The Ascent of Humanity
Charles Eisenstein’s old blog belonged to the more philosophical and civilizational side of the ecosystem. His work was less about immediate collapse mechanics than about the deeper stories modern people inhabit: separation, selfhood, economics, progress, and the possibility of cultural transformation. He was part of the long conversation around what was failing, but also around what new orientation might follow. Like the others listed here, he was a repeat guest on the C-Realm Podcast.
These links were there because they marked out a world of thought that mattered. They do not represent a fixed creed, a permanent canon, or a set of positions KMO would now endorse in every detail. They reflect an era, an online milieu, and a network of recurring relationships that fed directly into the C-Realm Podcast and the long run of questions that followed.

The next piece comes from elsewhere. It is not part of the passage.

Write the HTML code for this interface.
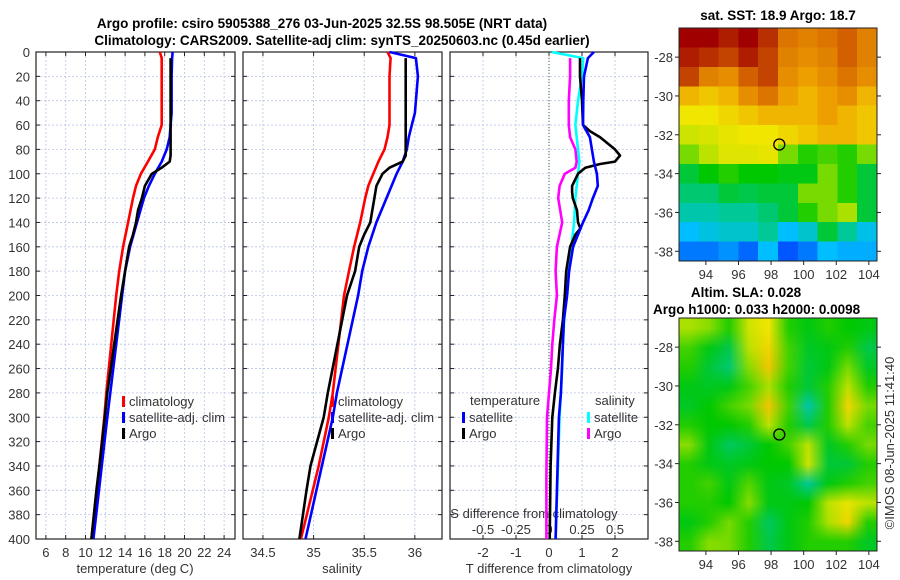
<!DOCTYPE html>
<html><head><meta charset="utf-8"><style>
html,body{margin:0;padding:0;background:#fff;}
svg{display:block;font-family:"Liberation Sans","DejaVu Sans",sans-serif;}
.t{font-size:13px;fill:#333;}
.b{font-size:13.5px;font-weight:bold;fill:#000;}
canvas{position:absolute;}
</style></head><body>
<div style="position:relative;width:900px;height:580px;">
<canvas id="sst" width="10" height="12" style="left:679px;top:28px;width:198px;height:233px;image-rendering:pixelated;"></canvas>
<canvas id="sla" width="10" height="12" style="left:679px;top:318px;width:198px;height:233px;"></canvas>
<svg id="fig" width="900" height="580" style="position:absolute;left:0;top:0;"></svg>
</div>
<script>
// ---- data ----
const depthTicks=[0,20,40,60,80,100,120,140,160,180,200,220,240,260,280,300,320,340,360,380,400];
const tTicks=[6,8,10,12,14,16,18,20,22,24];
const sTicks=[34.5,35,35.5,36];
const dtTicks=[-2,-1,0,1,2];
const dsTicks=[-0.5,-0.25,0,0.25,0.5];
const dsTickLabels=['-0.5','-0.25','0','0.25','0.5'];
const latTicks=[-28,-30,-32,-34,-36,-38];
const lonTicks=[94,96,98,100,102,104];

const climDepth=[0,5,20,40,60,70,80,90,100,110,120,140,160,180,200,280,300,340,400];
const climTemp=[17.5,17.7,17.7,17.7,17.7,17.3,17.0,16.3,15.6,15.1,14.8,14.3,13.8,13.4,13.1,12.1,11.9,11.4,10.6];
const climSal=[35.73,35.76,35.75,35.75,35.75,35.73,35.70,35.64,35.59,35.54,35.51,35.46,35.40,35.35,35.30,35.19,35.15,35.05,34.875];
const satDepth=[0,5,20,50,60,70,80,90,100,110,120,140,160,180,200,280,300,400];
const satTemp=[18.8,18.75,18.7,18.7,18.6,18.5,18.2,17.7,17.0,16.4,15.9,15.2,14.5,14.0,13.7,12.5,12.2,10.8];
const satSal=[35.75,36.01,36.03,36.0,35.97,35.94,35.92,35.88,35.82,35.77,35.72,35.62,35.54,35.48,35.44,35.23,35.19,34.92];
const argoDepth=[5,20,40,60,85,90,95,100,110,120,130,140,150,160,180,200,280,300,340,360,400];
const argoTemp=[18.6,18.6,18.6,18.6,18.6,18.5,17.7,16.7,16.0,15.7,15.3,15.1,14.8,14.4,14.0,13.6,12.2,11.95,11.4,11.1,10.6];
const argoSal=[35.91,35.91,35.91,35.91,35.91,35.88,35.75,35.68,35.62,35.60,35.58,35.56,35.50,35.45,35.41,35.33,35.14,35.10,34.97,34.93,34.86];

const dTsatDepth=[0,5,20,40,60,70,80,90,100,110,120,130,140,150,160,180,200,220,240,260,280,300,400];
const dTsat=[1.36,1.18,1.06,1.04,1.03,1.24,1.3,1.36,1.45,1.48,1.33,1.2,1.03,0.88,0.73,0.61,0.55,0.45,0.42,0.39,0.36,0.3,0.2];
const dTargoDepth=[5,20,40,60,65,70,80,85,90,92,95,100,110,115,120,130,140,145,150,160,180,200,220,240,260,280,300,340,400];
const dTargo=[0.94,0.94,1.0,1.03,1.24,1.55,2.0,2.15,2.0,1.55,1.1,0.88,0.7,0.7,0.72,0.85,0.88,0.95,0.8,0.64,0.52,0.48,0.42,0.33,0.27,0.18,0.1,0.05,0.02];
const dSsatDepth=[0,5,20,40,60,80,90,100,120,140,160,180,200,220,240,260,280,300,400];
const dSsat=[0.02,0.26,0.25,0.22,0.2,0.22,0.23,0.22,0.2,0.19,0.17,0.14,0.13,0.115,0.105,0.1,0.09,0.08,0.05];
const dSargoDepth=[5,20,40,60,70,80,90,95,100,110,120,140,160,180,200,220,240,260,280,300,350,400];
const dSargo=[0.16,0.16,0.15,0.15,0.16,0.2,0.21,0.2,0.12,0.08,0.07,0.1,0.06,0.05,0.06,0.04,0.025,0.015,0.0,-0.015,-0.02,-0.02];

const sstGrid=[
[0.95,0.95,0.92,0.95,0.9,0.82,0.8,0.82,0.85,0.8],
[0.92,0.9,0.88,0.92,0.88,0.8,0.78,0.8,0.85,0.8],
[0.88,0.8,0.78,0.85,0.88,0.78,0.75,0.78,0.82,0.78],
[0.72,0.7,0.72,0.78,0.82,0.75,0.72,0.75,0.78,0.72],
[0.66,0.66,0.68,0.7,0.72,0.72,0.72,0.75,0.72,0.7],
[0.62,0.63,0.65,0.66,0.66,0.68,0.7,0.72,0.72,0.7],
[0.55,0.6,0.64,0.64,0.65,0.55,0.5,0.52,0.5,0.55],
[0.45,0.48,0.5,0.48,0.48,0.47,0.47,0.55,0.5,0.45],
[0.42,0.42,0.45,0.44,0.45,0.45,0.55,0.55,0.5,0.45],
[0.38,0.38,0.4,0.4,0.42,0.45,0.5,0.55,0.58,0.45],
[0.3,0.33,0.35,0.35,0.4,0.3,0.35,0.45,0.4,0.32],
[0.22,0.22,0.25,0.2,0.3,0.18,0.22,0.3,0.28,0.28]];
const slaGrid=[
[0.58,0.56,0.5,0.62,0.66,0.5,0.47,0.5,0.48,0.47],
[0.52,0.47,0.44,0.6,0.68,0.52,0.46,0.47,0.5,0.44],
[0.5,0.45,0.42,0.56,0.7,0.52,0.45,0.47,0.55,0.46],
[0.47,0.46,0.47,0.52,0.58,0.5,0.45,0.5,0.6,0.5],
[0.46,0.48,0.52,0.55,0.7,0.52,0.38,0.5,0.68,0.55],
[0.5,0.48,0.48,0.5,0.6,0.5,0.44,0.5,0.6,0.52],
[0.56,0.47,0.43,0.45,0.48,0.52,0.6,0.46,0.5,0.55],
[0.5,0.47,0.46,0.47,0.48,0.48,0.62,0.45,0.45,0.5],
[0.5,0.52,0.47,0.53,0.47,0.46,0.4,0.47,0.5,0.52],
[0.5,0.5,0.48,0.56,0.47,0.47,0.48,0.6,0.65,0.6],
[0.47,0.5,0.55,0.5,0.43,0.47,0.5,0.58,0.68,0.5],
[0.5,0.56,0.55,0.5,0.44,0.47,0.5,0.5,0.5,0.46]];
const argoLat=-32.5, argoLon=98.505;

// ---- drawing ----
const NS='http://www.w3.org/2000/svg';
const svg=document.getElementById('fig');
function mk(tag,at,parent){const e=document.createElementNS(NS,tag);for(const k in at)e.setAttribute(k,at[k]);(parent||svg).appendChild(e);return e;}
function txt(x,y,s,cls,anchor,name){const e=mk('text',{x:x,y:y,class:cls,'text-anchor':anchor||'start'});e.textContent=s;


return e;}
const yTop=52,yBot=539;
const yD=d=>yTop+(yBot-yTop)*d/400;
function panel(x0,x1,xmin,xmax,gridX,name){
  const sx=v=>x0+(x1-x0)*(v-xmin)/(xmax-xmin);
  const g=mk('g',{});
  
  
  depthTicks.forEach(d=>{mk('line',{x1:x0,x2:x1,y1:yD(d),y2:yD(d),stroke:'#b8c4e8','stroke-width':0.8,'stroke-dasharray':'2,2'},g);
    mk('line',{x1:x0,x2:x0+4,y1:yD(d),y2:yD(d),stroke:'#222'},g);mk('line',{x1:x1-4,x2:x1,y1:yD(d),y2:yD(d),stroke:'#222'},g);});
  gridX.forEach(v=>{mk('line',{x1:sx(v),x2:sx(v),y1:yTop,y2:yBot,stroke:'#b8c4e8','stroke-width':0.8,'stroke-dasharray':'2,2'},g);
    mk('line',{x1:sx(v),x2:sx(v),y1:yTop,y2:yTop+4,stroke:'#222'},g);mk('line',{x1:sx(v),x2:sx(v),y1:yBot-4,y2:yBot,stroke:'#222'},g);});
  mk('rect',{x:x0,y:yTop,width:x1-x0,height:yBot-yTop,fill:'none',stroke:'#222','stroke-width':1.2},g);
  return sx;
}
function line(sx,vals,depths,color,name,scale){
  const pts=vals.map((v,i)=>sx(v*(scale||1)).toFixed(1)+','+yD(depths[i]).toFixed(1)).join(' ');
  const p=mk('polyline',{points:pts,fill:'none',stroke:color,'stroke-width':2.6,'stroke-linejoin':'round'});
  
  
}
// titles
txt(322,28,'Argo profile: csiro 5905388_276 03-Jun-2025 32.5S 98.505E (NRT data)','b','middle','main-title');
txt(342,45,'Climatology: CARS2009. Satellite-adj clim: synTS_20250603.nc (0.45d earlier)','b','middle','sub-title');
// depth labels
depthTicks.forEach(d=>txt(30,yD(d)+5,String(d),'t','end','depth-tick-label'));
// panel 1
const sxT=panel(36,235,5,25.1,tTicks,'temperature-panel');
tTicks.forEach(v=>txt(sxT(v),557,String(v),'t','middle','temp-tick-label'));
txt(135,573,'temperature (deg C)','t','middle','temp-axis-title');
line(sxT,climTemp,climDepth,'#f00','temp-climatology-line');
line(sxT,satTemp,satDepth,'#00f','temp-satellite-line');
line(sxT,argoTemp,argoDepth,'#000','temp-argo-line');
// panel 2
const sxS=panel(243,442,34.303,36.268,sTicks,'salinity-panel');
sTicks.forEach(v=>txt(sxS(v),557,String(v),'t','middle','sal-tick-label'));
txt(342,573,'salinity','t','middle','sal-axis-title');
line(sxS,climSal,climDepth,'#f00','sal-climatology-line');
line(sxS,satSal,satDepth,'#00f','sal-satellite-line');
line(sxS,argoSal,argoDepth,'#000','sal-argo-line');
// panel 3
const sxD=panel(450,648,-3,3,dtTicks,'difference-panel');
mk('line',{x1:sxD(0),x2:sxD(0),y1:yTop,y2:yBot,stroke:'#363','stroke-width':1,'stroke-dasharray':'1,2'});
dtTicks.forEach(v=>txt(sxD(v),557,String(v),'t','middle','dt-tick-label'));
txt(549,573,'T difference from climatology','t','middle','dt-axis-title');
dsTicks.forEach((v,i)=>txt(sxD(v*4),534,dsTickLabels[i],'t','middle','ds-tick-label'));
txt(534,518,'S difference from climatology','t','middle','ds-axis-title');
line(sxD,dSargo,dSargoDepth,'#f0f','ds-argo-line',4);
line(sxD,dSsat,dSsatDepth,'#0ff','ds-satellite-line',4);
line(sxD,dTargo,dTargoDepth,'#000','dt-argo-line');
line(sxD,dTsat,dTsatDepth,'#00f','dt-satellite-line');
// legends
function leg(x,y,color,label){mk('rect',{x:x,y:y-10,width:3,height:11,fill:color});txt(x+7,y,label,'t','start','legend-entry');}
leg(122,406,'#f00','climatology');leg(122,422,'#00f','satellite-adj. clim');leg(122,438,'#000','Argo');
leg(331,406,'#f00','climatology');leg(331,422,'#00f','satellite-adj. clim');leg(331,438,'#000','Argo');
txt(470,405,'temperature','t','start','legend-title-temp');
leg(462,422,'#00f','satellite');leg(462,438,'#000','Argo');
txt(595,405,'salinity','t','start','legend-title-sal');
leg(587,422,'#0ff','satellite');leg(587,438,'#f0f','Argo');

// maps
const cmapStops=[[0,0,0,140],[0.15,0,60,255],[0.3,0,190,255],[0.4,0,200,150],[0.48,0,200,0],[0.58,170,225,0],[0.66,240,230,0],[0.74,240,165,0],[0.84,215,105,0],[0.95,160,0,0],[1,140,0,0]];
function cmap(v){v=Math.max(0,Math.min(1,v));for(let i=1;i<cmapStops.length;i++){const a=cmapStops[i-1],b=cmapStops[i];if(v<=b[0]){const f=(v-a[0])/(b[0]-a[0]);
return 'rgb('+[1,2,3].map(k=>Math.round(a[k]+(b[k]-a[k])*f)).join(',')+')';}}return 'rgb(140,0,0)';}
function drawGrid(id,grid){const c=document.getElementById(id).getContext('2d');grid.forEach((row,j)=>row.forEach((v,i)=>{c.fillStyle=cmap(v);c.fillRect(i,j,1,1);}));}
drawGrid('sst',sstGrid);drawGrid('sla',slaGrid);
function mapAxes(y0,y1,name){
  const x0=679,x1=877,lon0=92.35,lon1=104.5,lat0=-26.5,lat1=-38.5;
  const sx=v=>x0+(x1-x0)*(v-lon0)/(lon1-lon0), sy=v=>y0+(y1-y0)*(v-lat0)/(lat1-lat0);
  const g=mk('g',{});
  
  
  mk('rect',{x:x0,y:y0,width:x1-x0,height:y1-y0,fill:'none',stroke:'#222','stroke-width':1},g);
  latTicks.forEach(v=>{mk('line',{x1:x0-4,x2:x0,y1:sy(v),y2:sy(v),stroke:'#222'},g);mk('line',{x1:x1,x2:x1+4,y1:sy(v),y2:sy(v),stroke:'#222'},g);
    txt(673,sy(v)+5,String(v),'t','end','lat-tick-label');});
  lonTicks.forEach(v=>{mk('line',{x1:sx(v),x2:sx(v),y1:y1,y2:y1+4,stroke:'#222'},g);txt(sx(v),y1+18,String(v),'t','middle','lon-tick-label');});
  const c=mk('circle',{cx:sx(argoLon),cy:sy(argoLat),r:5.5,fill:'none',stroke:'#000','stroke-width':1.3});
  
  
}
mapAxes(28,261,'sst-map-axes');mapAxes(318,551,'sla-map-axes');
txt(778,20,'sat. SST: 18.9 Argo: 18.7','b','middle','sst-map-title');
txt(746,297,'Altim. SLA: 0.028','b','middle','sla-map-title');
txt(653,314,'Argo h1000: 0.033 h2000: 0.0098','b','start','sla-map-subtitle');
const cr=txt(0,0,'©IMOS 08-Jun-2025 11:41:40','t','middle','credit-text');
cr.setAttribute('transform','translate(894,443) rotate(-90)');
</script>
</body></html>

Some of these writers still matter. Some remain active elsewhere. Some belong mostly to internet prehistory now. But together they sketch the outline of a vanished web culture: looser, stranger, less centralized, often more personal, and sometimes far more intellectually alive than the algorithmic feed-world that followed.
As Getting Over Collapse takes shape, preserving this old blogroll makes sense. It is part of the path. Not the destination. Not the final answer. But part of the path.